Un poco de humildad también les vendría bien a los amigos nórdicos. Los ciudadanos españoles no tienen la culpa del desaguisado actual. Los gobiernos alemán, austriaco, holandés o sueco no pueden agitar a su opinión pública contra «los manirrotos» del Sur que les birlan los ahorros. En gran medida, su prosperidad reciente se debe al consumo de los mismos a los que ahora condenan. También ellos pagarán nuestra caída, si se produce.

España lleva un retraso estructural con respecto a las economías pujantes que ni el desarrollismo franquista ni la democracia han logrado remontar pese al evidente estirón que hemos dado.

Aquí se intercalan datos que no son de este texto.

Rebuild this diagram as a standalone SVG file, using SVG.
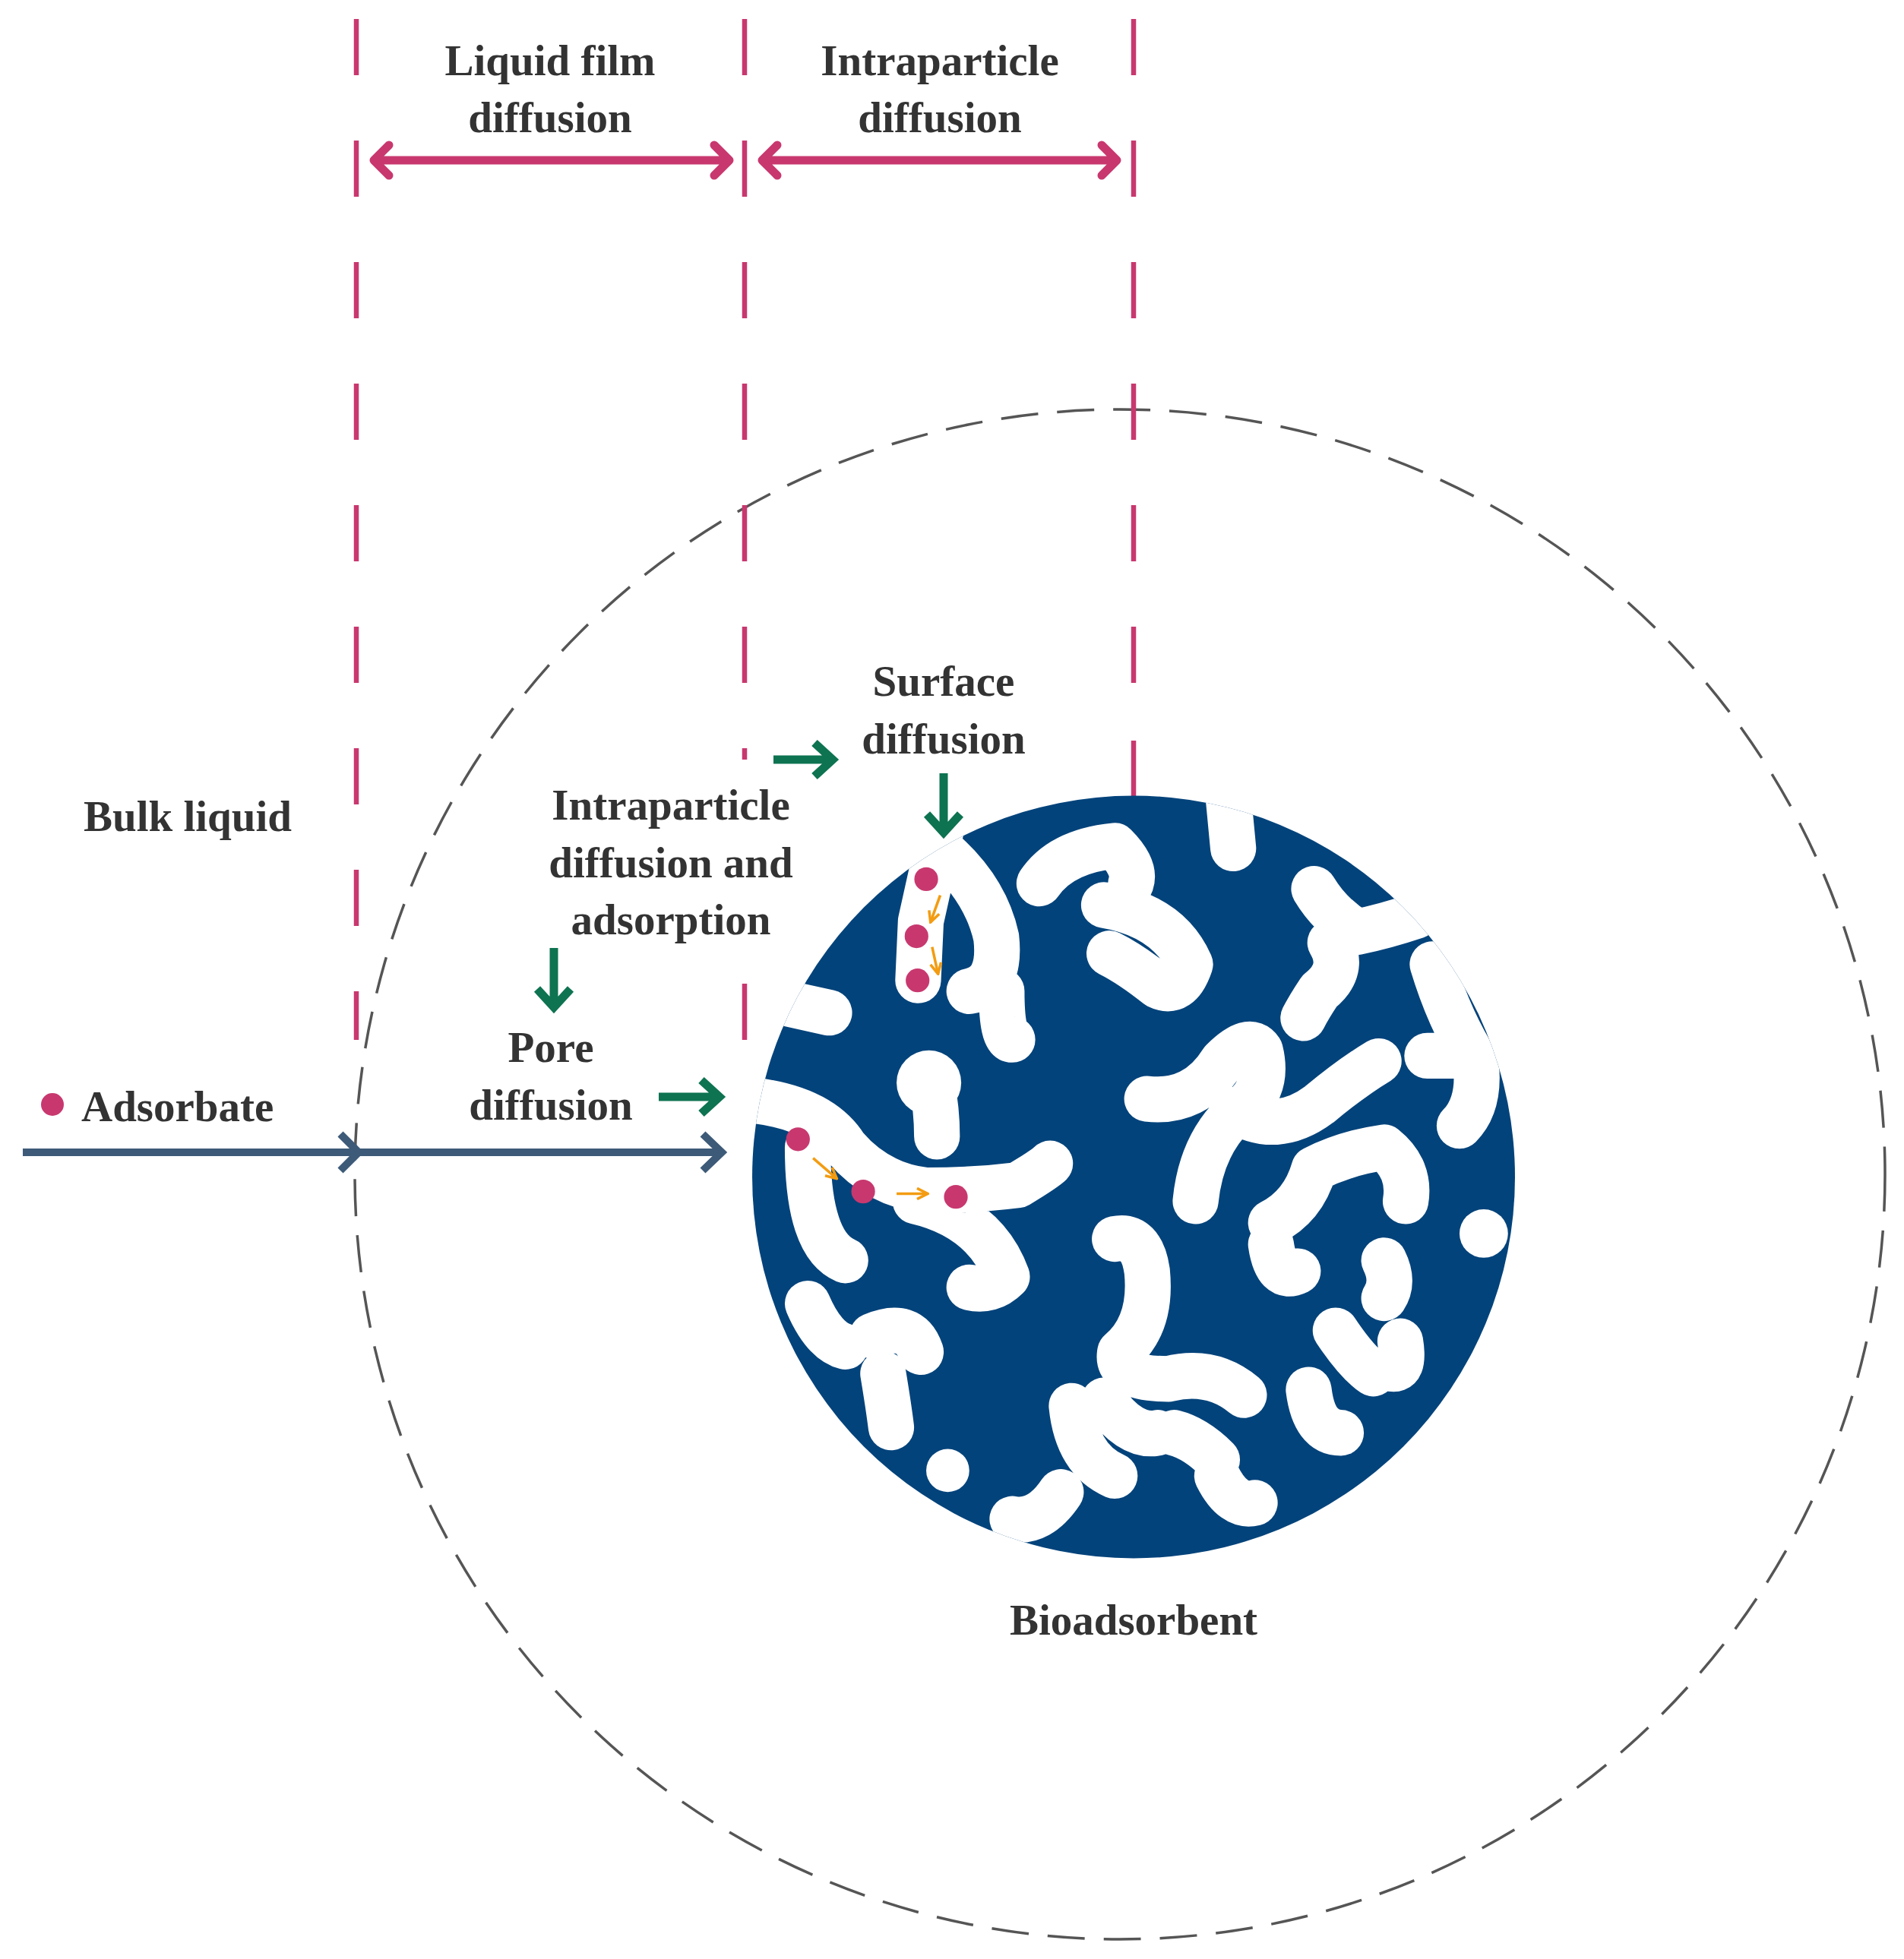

Llega la hora de la verdad y tenemos que correr descalzos porque nuestro modelo productivo no da para más. De modo que, o cambiamos pronto de mentalidad o llegamos los últimos en la carrera.

Si esto colapsa, aunque salgamos del euro y logremos ser más competitivos, por el abaratamiento de nuestros productos con una moneda menos poderosa, ¿qué vamos a producir, vender o investigar? Al ladrillo no hay de dónde sacarle. El modelo de sol y playa no da para sostenerse. La innovación, por una endémica cortedad de miras, no va con España, siempre sobra. En la bonanza, para no distraer beneficios. En la depresión, por un sentido equivocado del ahorro. Creer que nos van a subsidiar toda la vida o que alguien in extremis aparezca al rescate es una quimera. En tiempos así es cuando más resalta la patética falta de liderazgo en nuestra comunidad , en el país y en el continente. La partitocracia y el electoralismo han convertido la política en tierra baldía. Más Europa, más integración, claman los intelectuales. Otros quieren bajarse del tren en marcha. El caso es que tenemos que tomar en nuestras manos nuestro destino y el tiempo apremia.